For me one of the most extraordinary experiences is going to Moscow and Kiev and seeing how there is always a series of newlywed couples who feel that they must be photographed in front of the monument to World Two, the great patriotic war, and not only in Russia but also in the Ukraine. And Stalin is seen by many Russians today as the man who saved Russia or the Soviet Union, and so in some ways these two men who were butchers, who were mass murderers, have come out as the most important figures of World War Two. Not in the perspective of America or of the British, but from the perspective of where much of the war actually was fought, won and lost.

LAURENCE REES: There’s a big controversy now about Roosevelt’s attitude towards Auschwitz and the question of whether or not Auschwitz should have been bombed. Is that something that you’ve taken a view on?

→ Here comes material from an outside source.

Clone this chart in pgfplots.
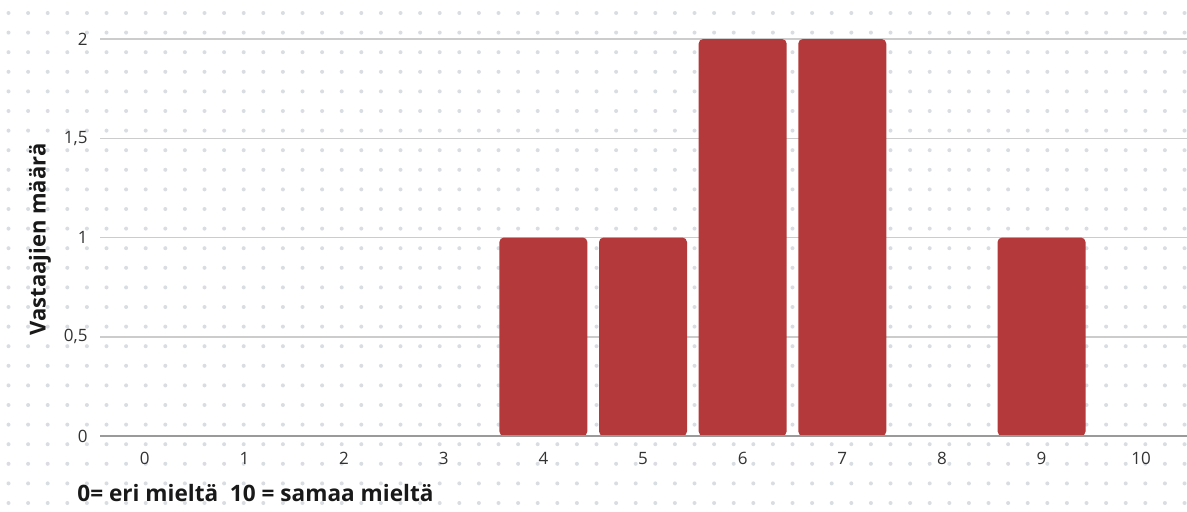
\documentclass[border=0pt]{standalone}
\usepackage{fontspec}
\setmainfont{Open Sans}
\usepackage{pgfplots}
\pgfplotsset{compat=1.18}
\definecolor{barred}{HTML}{B3393B}
\definecolor{dotc}{HTML}{D9DCE1}
\definecolor{gridc}{HTML}{CCCCCC}
\definecolor{axisc}{HTML}{9A9A9A}
\definecolor{tickc}{HTML}{333333}
\begin{document}
\begin{tikzpicture}
\useasboundingbox (0,0) rectangle (593.5pt,255.5pt);
\fill[white] (0,0) rectangle (593.5pt,255.5pt);
\foreach \i in {0,...,60}{
  \foreach \j in {0,...,26}{
    \fill[dotc] ({4.25pt+\i*9.8pt},{249pt-\j*9.8pt}) circle (1pt);
  }
}
\begin{axis}[
  at={(50pt,37.5pt)}, anchor=south west,
  scale only axis,
  width=543.5pt, height=198.5pt,
  xmin=-0.45, xmax=10.46,
  ymin=0, ymax=2,
  clip=false,
  axis x line*=bottom,
  axis y line*=left,
  y axis line style={draw=none},
  x axis line style={draw=none},
  major tick length=0pt,
  xtick={0,...,10},
  ytick={0,0.5,1,1.5,2},
  yticklabels={0,{0,5},1,{1,5},2},
  /pgf/number format/assume math mode=true,
  ticklabel style={font=\fontsize{8.5}{10}\selectfont, text=tickc, inner sep=0pt},
  yticklabel style={anchor=east, xshift=-6pt},
  xticklabel style={anchor=north, yshift=-8pt},
  ymajorgrids,
  major grid style={draw=gridc, line width=0.75pt},
  ylabel={Vastaajien määrä},
  ylabel style={at={(rel axis cs:0,0.5)}, anchor=center, yshift=30pt, xshift=-1pt, inner sep=0pt, font=\bfseries\fontsize{11}{13}\selectfont, text=black!90},
  xlabel={0= eri mieltä\ \ 10 = samaa mieltä},
  xlabel style={at={(rel axis cs:0,0)}, anchor=west, inner sep=0pt, xshift=-11.5pt, yshift=-28.5pt, font=\bfseries\fontsize{11.3}{13}\selectfont, text=black!90},
  ybar, bar width=44pt,
]
% values 0 at categories 0,1,2,3,8,10 draw no bar
\addplot[fill=barred, draw=none, rounded corners=2.3pt] coordinates {
(4,1) (5,1) (6,2) (7,2) (9,1)
};
\draw[axisc, line width=1pt] (rel axis cs:0,0) -- (rel axis cs:1,0);
\end{axis}
\end{tikzpicture}
\end{document}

OMER BARTOV: Well, you know, this is not a new debate, this has been going on now for several decades. The catchphrase for that is should Auschwitz have been bombed or not? Of course, Auschwitz was bombed but not the part of it that should have been bombed if one wanted to stop the mass extermination then of Hungarian Jewry, which was the only Jewry that could have somehow been spared, at least in part, had the gas chambers been bombed. I think regarding what is happening in ’43, ’44 the ability of the Allies to do much about it is very limited. They are fighting a very brutal war and they’re not sitting on their hands, they’re fighting and dying in large numbers. If there is, to my mind, blame, the blame is in the 1930s and the blame is when millions of people were trying to escape regimes that were saying that they would like to be rid of them. And countries like the Unites States said, well, we have no room, but the United States then had half the population that it has today, so obviously it did have some room. And Hitler at the time was saying, well, nobody wants them so we’ll take care of it. That, I think, is the point. And if you want to learn anything, any sort of lesson from all that, to me there is one important lesson, that when you can identify people who are in need, who are in danger and you just shut your eyes, close your ears and say I don’t want to know about them, then you are signing a death warrant. And the price that you would have to pay to save them is not as high as it would be five years later when you have to fight a war.